Chief Justice of Belize
- Currently: Louise Blenman
- Since: 2 September 2022

= Supreme Court of Belize =

Belize superior court

The Supreme Court of Judicature of Belize is one of three types of courts in Belize, the lower ones being the Magistrate's Courts and the Court of Appeal. It is a court of original jurisdiction in both civil and criminal cases as well as an appellate court. It is governed by the Supreme Court of Judicature Act (SCJA).

==Structure==
The Supreme Court consists of three judges. Under Chapter 7 of the Constitution of Belize, the Chief Justice is appointed by the Governor-General on the advice of the Prime Minister. The PM directly appoints the other two judges, known as Puisne Justices. The Supreme Court has had Chief Justices not only from Belize and other Caribbean countries, but from as far afield as Sierra Leone (Abdulai Conteh), Uganda (Samuel Awich, acting) and Palestine (Taufik Cotran).

Section 40 of the SCJA divides Belize into three districts for judicial purposes, each consisting of two political districts. Section 46 names the place where the Supreme Court shall sit in each district. The districts are:
- The Northern District, comprising Corozal District and Orange Walk District; the Supreme Court sits at the Court House in Orange Walk Town
- The Central District, comprising Belize District and Cayo District; the Supreme Court sits at the Court House in Belize City and in Belmopan City.
- The Southern District, comprising Stann Creek District and Toledo District; the Supreme Court sits at the Court House in Dangriga Town and Punta Gorda Town.
The Supreme Court holds four sessions per year in each of the three districts, for a total of twelve sessions.

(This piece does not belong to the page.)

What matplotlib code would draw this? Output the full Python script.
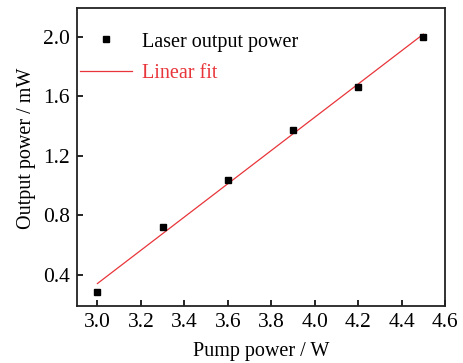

The court of last resort was formerly the Judicial Committee of the Privy Council in the United Kingdom; however, Belize adopted the Caribbean Court of Justice in Trinidad and Tobago as its court of final appeal in 2010.

==Buildings==
Belize's first courthouse was designed by Gustav Von Ohlafen and built in 1818. The first sitting of the Supreme Court was held therein. An entirely wooden structure, it was destroyed by fire on 17 August 1918; then Governor-General William Hart-Bennett, who had come to render aid in extinguishing the fire, was hit by a flagpole and died of his injuries a few days later. A new reinforced concrete court house was built in 1926 in Belize City. The court also has buildings in other locations outside of Belize City namely, in the Southern Districts Dangriga Town and Punta Gorda Town, The Northern Districts Orange Walk Town and Corozal Town and in Belmopan City in the Cayo District.